The foodbanks have been depleted because those financially able to afford to have stockpiled food.
While the government is proposing rate relief for some businesses, it is not proposing to fund a rent, mortgage or energy-cost holiday for those reduced to poverty pay or thrown out of work.
The risk of a massive increase in destitution in the UK, beyond the 14 million already living in poverty (4.6 million of them children) is obvious.
This prospect calls for radical measures.
What the government needs to do is to intervene to restrain redundancies and to maintain the income of those in work.
This is precisely what other developed economies have done in the present crisis.
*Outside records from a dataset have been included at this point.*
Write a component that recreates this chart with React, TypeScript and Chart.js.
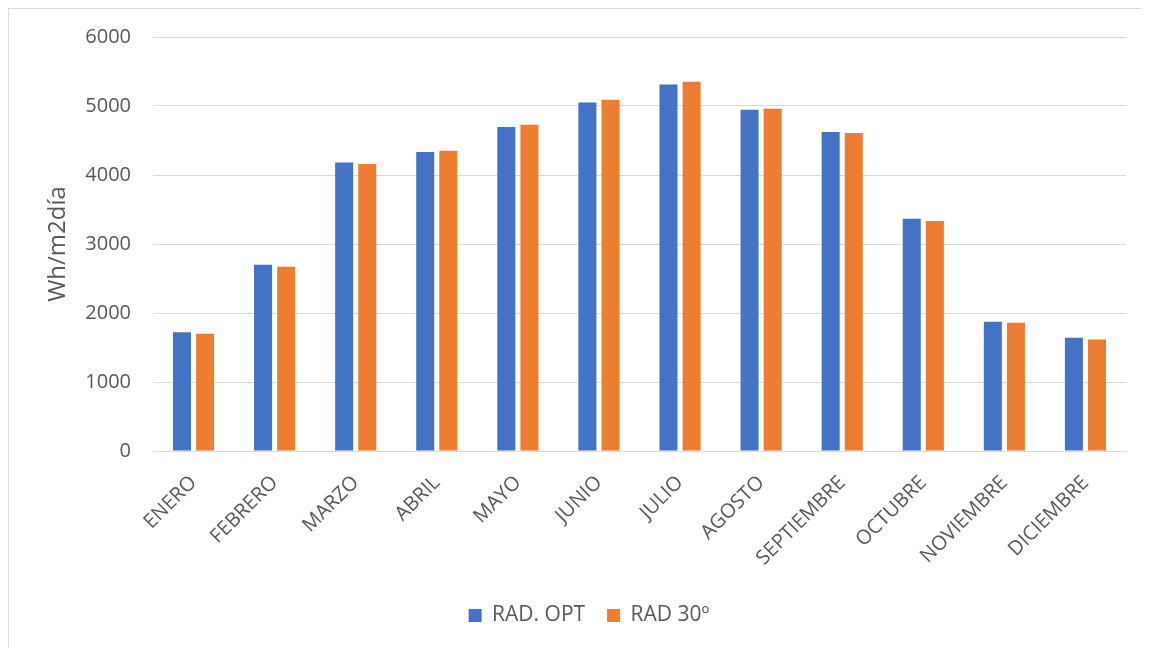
import React, { useEffect, useRef } from "react";
import { Chart, registerables } from "chart.js";

Chart.register(...registerables);

// Monthly daily irradiation (Wh/m2·día)
const months = [
  "ENERO", "FEBRERO", "MARZO", "ABRIL", "MAYO", "JUNIO",
  "JULIO", "AGOSTO", "SEPTIEMBRE", "OCTUBRE", "NOVIEMBRE", "DICIEMBRE",
];
const radOpt = [1720, 2700, 4180, 4335, 4695, 5050, 5310, 4945, 4625, 3365, 1875, 1640];
const rad30 = [1700, 2670, 4160, 4350, 4730, 5090, 5350, 4960, 4610, 3335, 1860, 1615];
const yTicks = [0, 1000, 2000, 3000, 4000, 5000, 6000];

const FONT = "'Open Sans', 'Noto Sans', sans-serif";
const TEXT = "#595959";
const GRID = "#d9d9d9";

export default function App() {
  const canvasRef = useRef<HTMLCanvasElement | null>(null);

  useEffect(() => {
    const canvas = canvasRef.current;
    if (!canvas) return;
    const chart = new Chart(canvas, {
      type: "bar",
      data: {
        labels: months,
        datasets: [
          {
            label: "RAD. OPT",
            data: radOpt,
            backgroundColor: "#4472C4",
            categoryPercentage: 0.57,
            barPercentage: 0.78,
          },
          {
            label: "RAD 30º",
            data: rad30,
            backgroundColor: "#ED7D31",
            categoryPercentage: 0.57,
            barPercentage: 0.78,
          },
        ],
      },
      options: {
        responsive: false,
        animation: false,
        devicePixelRatio: 1,
        layout: { padding: { top: 28, bottom: 12, left: 43, right: 85 } },
        plugins: {
          tooltip: { enabled: false },
          legend: {
            position: "bottom",
            labels: {
              boxWidth: 13,
              boxHeight: 13,
              padding: 22,
              color: TEXT,
              font: { family: FONT, size: 21 },
            },
          },
        },
        scales: {
          x: {
            grid: { display: false, drawTicks: false },
            border: { display: true, color: GRID, width: 1 },
            ticks: {
              color: TEXT,
              font: { family: FONT, size: 20 },
              minRotation: 45,
              maxRotation: 45,
              padding: 20,
              autoSkip: false,
            },
            afterFit: (scale: any) => {
              scale.height = 132;
            },
          },
          y: {
            min: 0,
            max: 6000,
            afterBuildTicks: (scale: any) => {
              scale.ticks = yTicks.map((v) => ({ value: v }));
            },
            grid: { color: GRID, lineWidth: 1, drawTicks: false },
            border: { display: false },
            ticks: {
              color: TEXT,
              font: { family: FONT, size: 20 },
              padding: 22,
              callback: (v: any) => String(v),
            },
            title: {
              display: true,
              text: "Wh/m2día",
              color: TEXT,
              font: { family: FONT, size: 24 },
              padding: { top: -8, bottom: 0 },
            },
            afterFit: (scale: any) => {
              scale.width = 101;
              scale.paddingTop = 0;
              scale.paddingBottom = 0;
            },
          },
        },
      },
    });
    return () => chart.destroy();
  }, []);

  return (
    <div
      style={{
        width: 1141,
        height: 640,
        overflow: "hidden",
        borderTop: "1px solid #d9d9d9",
        borderLeft: "1px solid #d9d9d9",
        boxSizing: "border-box",
        background: "#ffffff",
      }}
    >
      <canvas ref={canvasRef} width={1202} height={639} style={{ display: "block" }} />
    </div>
  );
}
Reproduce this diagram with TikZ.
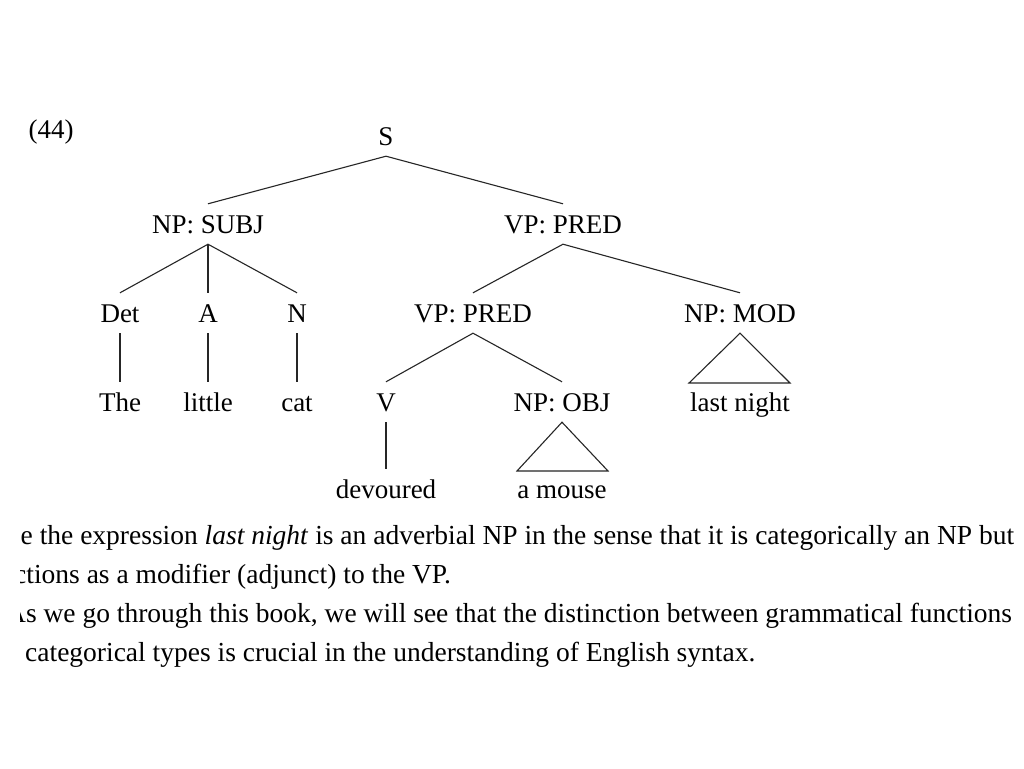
\documentclass[tikz,border=0pt]{standalone}
\usepackage{fontspec}
\setmainfont{Liberation Serif}
\begin{document}
\begin{tikzpicture}[x=1pt,y=-1pt,
  lab/.style={font=\fontsize{27}{32}\selectfont, text height=18pt, text depth=0pt,
    inner xsep=0pt, inner ysep=11pt, anchor=base},
  branch/.style={line width=1.1pt, draw=black!85},
  body/.style={font=\fontsize{27.5}{38}\selectfont, inner sep=0pt, anchor=base west}]
\useasboundingbox (0,0) rectangle (1024,768);
\fill[white] (0,0) rectangle (1024,768);
% example number
\node[lab] (num) at (51,138) {(44)};
% tree labels
\node[lab] (s) at (386,145) {S};
\node[lab] (subj) at (208,233) {NP: SUBJ};
\node[lab] (vp1) at (563,233) {VP: PRED};
\node[lab] (det) at (120,322) {Det};
\node[lab] (adj) at (208,322) {A};
\node[lab] (n) at (297,322) {N};
\node[lab] (vp2) at (473,322) {VP: PRED};
\node[lab] (mod) at (740,322) {NP: MOD};
\node[lab] (the) at (120,411) {The};
\node[lab] (little) at (208,411) {little};
\node[lab] (cat) at (297,411) {cat};
\node[lab] (v) at (386,411) {V};
\node[lab] (obj) at (562,411) {NP: OBJ};
\node[lab] (lastnight) at (740,411) {last night};
\node[lab] (devoured) at (386,498) {devoured};
\node[lab] (mouse) at (562,498) {a mouse};
% branches
\draw[branch] (s.south) -- (subj.north);
\draw[branch] (s.south) -- (vp1.north);
\draw[branch] (subj.south) -- (det.north);
\draw[branch] (subj.south) -- (adj.north);
\draw[branch] (subj.south) -- (n.north);
\draw[branch] (vp1.south) -- (vp2.north);
\draw[branch] (vp1.south) -- (mod.north);
\draw[branch] (det.south) -- (the.north);
\draw[branch] (adj.south) -- (little.north);
\draw[branch] (n.south) -- (cat.north);
\draw[branch] (vp2.south) -- (v.north);
\draw[branch] (vp2.south) -- (obj.north);
\draw[branch] (v.south) -- (devoured.north);
% triangles
\coordinate (objL) at (517,471);
\coordinate (objR) at (608,471);
\coordinate (modL) at (689,383);
\coordinate (modR) at (790,383);
\draw[branch, line join=miter] (obj.south) -- (objR) -- (objL) -- cycle;
\draw[branch, line join=miter] (mod.south) -- (modR) -- (modL) -- cycle;
% body text (cropped at the left)
\begin{scope}
\clip (20,500) rectangle (1024,700);
\node[body] (l1) at (20.5,544) {e the expression \textit{last night} is an adverbial NP in the sense that it is categorically an NP but};
\node[body] (l2) at (14,583) {ctions as a modifier (adjunct) to the VP.};
\node[body] (l3) at (6,622) {As we go through this book, we will see that the distinction between grammatical functions};
\node[body] (l4) at (25,661) {categorical types is crucial in the understanding of English syntax.};
\end{scope}
\end{tikzpicture}
\end{document}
Sweden has guaranteed laid-off workers 90 per cent of their income. In Denmark a tripartite agreement has been negotiated between the employers, the government and the trade unions whereby the Danish government is underwriting 75 per cent of the wages of workers facing redundancies if firms do not lay off the workers.
In Britain the Bill could be amended to present the opportunity, in agreement with the TUC and the CBI, for the government to underwrite a percentage of full pay for firms to retain workers who would otherwise have to be made redundant because of coronavirus.
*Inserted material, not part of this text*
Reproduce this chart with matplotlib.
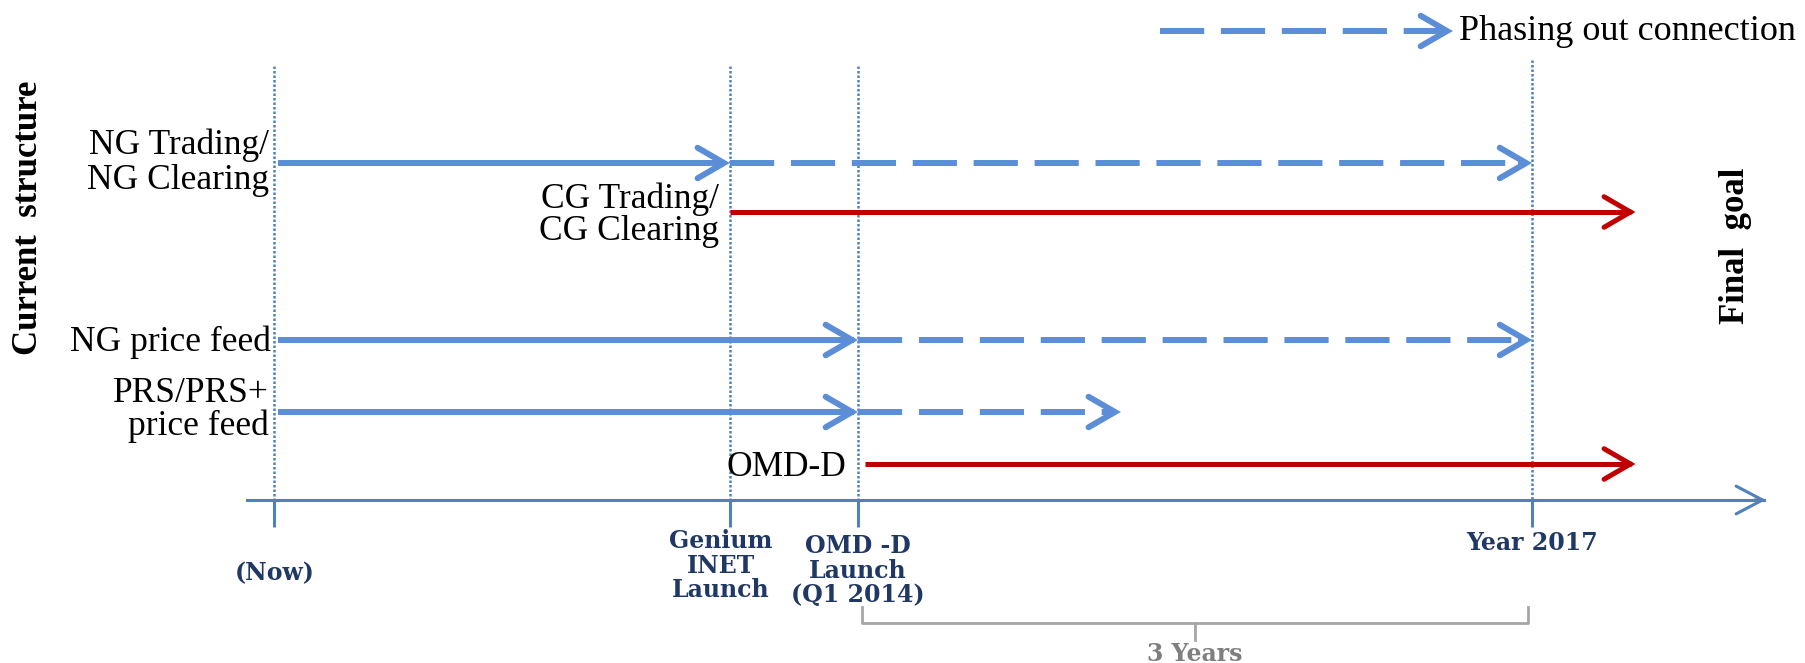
import matplotlib
matplotlib.use("Agg")
import matplotlib.pyplot as plt
from matplotlib.transforms import offset_copy

# Milestones on the time axis (years)
milestone_labels = ["(Now)", "Genium\nINET\nLaunch", "OMD -D\nLaunch\n(Q1 2014)", "Year 2017"]
milestone_t = [2011.40, 2013.43, 2014.00, 2017.00]

# Connections: start, end of the solid part, end of the phasing-out (dashed) part
row_labels = ["NG Trading/\nNG Clearing", "CG Trading/\nCG Clearing", "NG price feed",
              "PRS/PRS+\nprice feed", "OMD-D"]
row_start = [2011.42, 2013.43, 2011.42, 2011.42, 2014.03]
row_solid_end = [2013.43, 2017.46, 2014.00, 2014.00, 2017.46]
row_dashed_end = [2017.00, None, 2017.00, 2015.17, None]
row_final = [False, True, False, False, True]

span_start, span_end = 2014.00, 2017.00
span_label = "3 Years"

# Layout (pixel rows, figure is 1806 x 663)
lane_y = [163, 212, 340, 412, 464]
axis_y = 500
px_per_year = 224.7
x0 = 2014 - 858 / px_per_year

BLUE = "#5B8ED6"
AXIS_BLUE = "#4F81BD"
RED = "#C00000"
NAVY = "#1F3864"
GRAY = "#A6A6A6"
SERIF = "Liberation Serif"
SLAB = "DejaVu Serif"

fig = plt.figure(figsize=(18.06, 6.63), dpi=100)
ax = fig.add_axes([0, 0, 1, 1])
ax.set_xlim(x0, x0 + 1806 / px_per_year)
ax.set_ylim(663, 0)
ax.axis("off")


def head(x, y, color, lw, hl=1.9, hw=1.1):
    ax.annotate("", xy=(x, y), xytext=(x - 0.05, y),
                arrowprops=dict(arrowstyle=f"->,head_length={hl},head_width={hw}",
                                color=color, lw=lw, shrinkA=0, shrinkB=0,
                                mutation_scale=10, joinstyle="miter"))


def px(dx, dy=0):
    return offset_copy(ax.transData, fig=fig, x=dx * 0.72, y=dy * 0.72, units="points")


# dotted milestone guides and ticks
guide_top = [66, 66, 66, 60]
for t, top in zip(milestone_t, guide_top):
    ax.plot([t, t], [top, axis_y], color=AXIS_BLUE, lw=1.8, linestyle=(0, (1, 0.8)))
    ax.plot([t, t], [axis_y, 527], color=AXIS_BLUE, lw=2.2, solid_capstyle="butt")

# time axis
ax.plot([2011.28, 2018.03], [axis_y, axis_y], color=AXIS_BLUE, lw=2.2)
head(2018.04, axis_y, AXIS_BLUE, 2.2, hl=1.9, hw=1.0)

# connections
for i in range(len(row_labels)):
    y = lane_y[i]
    color = RED if row_final[i] else BLUE
    lw = 3.6 if row_final[i] else 4.3
    ax.plot([row_start[i], row_solid_end[i] - 0.02], [y, y], color=color, lw=lw,
            solid_capstyle="butt")
    head(row_solid_end[i], y, color, lw)
    if row_dashed_end[i] is not None:
        ax.plot([row_solid_end[i], row_dashed_end[i] - 0.03], [y, y], color=BLUE, lw=4.3,
                dashes=(7.4, 2.8))
        head(row_dashed_end[i], y, BLUE, 4.3)

# connection labels (y = baseline of the last line)
lab_kw = dict(fontsize=25.5, family=SERIF, color="black", va="baseline")
ax.text(milestone_t[0], 189, row_labels[0], ha="right", linespacing=1.08,
        transform=px(-5), **lab_kw)
ax.text(milestone_t[1], 240, row_labels[1], ha="right", linespacing=0.98,
        transform=px(-11), **lab_kw)
ax.text(milestone_t[0], 351, row_labels[2], ha="right", transform=px(-3), **lab_kw)
ax.text(milestone_t[0], 435, row_labels[3], ha="right", linespacing=0.98,
        transform=px(-5), **lab_kw)
ax.text(milestone_t[1], 476, row_labels[4], ha="left", transform=px(-3), **lab_kw)

# milestone labels (y = baseline of the last line)
ms_y = [580, 597, 602, 550]
ms_dx = [1, -9, 0, 0]
for lab, t, y, dx in zip(milestone_labels, milestone_t, ms_y, ms_dx):
    ax.text(t, y, lab, ha="center", va="baseline", fontsize=17, family=SLAB,
            fontweight="bold", color=NAVY, linespacing=1.02, transform=px(dx))

# 3-year bracket
mid = (span_start + span_end) / 2
bx0, bx1 = span_start + 0.02, span_end - 0.02
ax.plot([bx0, bx0, bx1, bx1], [607, 623, 623, 607], color=GRAY, lw=2)
ax.plot([mid, mid], [623, 640], color=GRAY, lw=2)
ax.text(mid, 661, span_label, ha="center", va="baseline", fontsize=17, family=SLAB,
        fontweight="bold", color="#7F7F7F")

# side titles
fig.text(29 / 1806, 1 - 218 / 663, "Current  structure", rotation=90, ha="center",
         va="center", fontsize=25, family=SERIF, fontweight="bold")
fig.text(1736 / 1806, 1 - 246 / 663, "Final  goal", rotation=90, ha="center",
         va="center", fontsize=25, family=SERIF, fontweight="bold")

# legend
lx0 = x0 + 1160 / px_per_year
lx1 = x0 + 1453 / px_per_year
ax.plot([lx0, lx1 - 0.03], [31, 31], color=BLUE, lw=4.3, dashes=(7.4, 2.8))
head(lx1, 31, BLUE, 4.3)
ax.text(lx1, 31, "Phasing out connection", ha="left", va="center", fontsize=26,
        family=SERIF, transform=px(6))

fig.savefig("out.png", dpi=100)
But some workers will already have been laid off, permanently. The daily news is of further redundancies.
For them and others who slip through the net, the government needs to introduce universal basic income.
UBI is a controversial subject and was rejected by referendum when proposed in Switzerland last year.
But in the circumstances of the current crisis surely it is a worthwhile temporary expedient, the theory of which as a long-term measure can be discussed at leisure in coming months.
The country cannot afford millions more citizens, unemployed, grappling with universal credit, and with it the grave risk of increased hunger, hypothermia, homelessness, and, ultimately, insurrection.
Indeed, it is in the interests of business that these radical measures be taken. If they are not, the scale of wage cuts and unemployment will suck demand out of the economy to create a crash and depression certainly on the scale of the 1930s.
There will be consequential lawlessness, unrest and social chaos on a scale unprecedented in Britain for a very long time.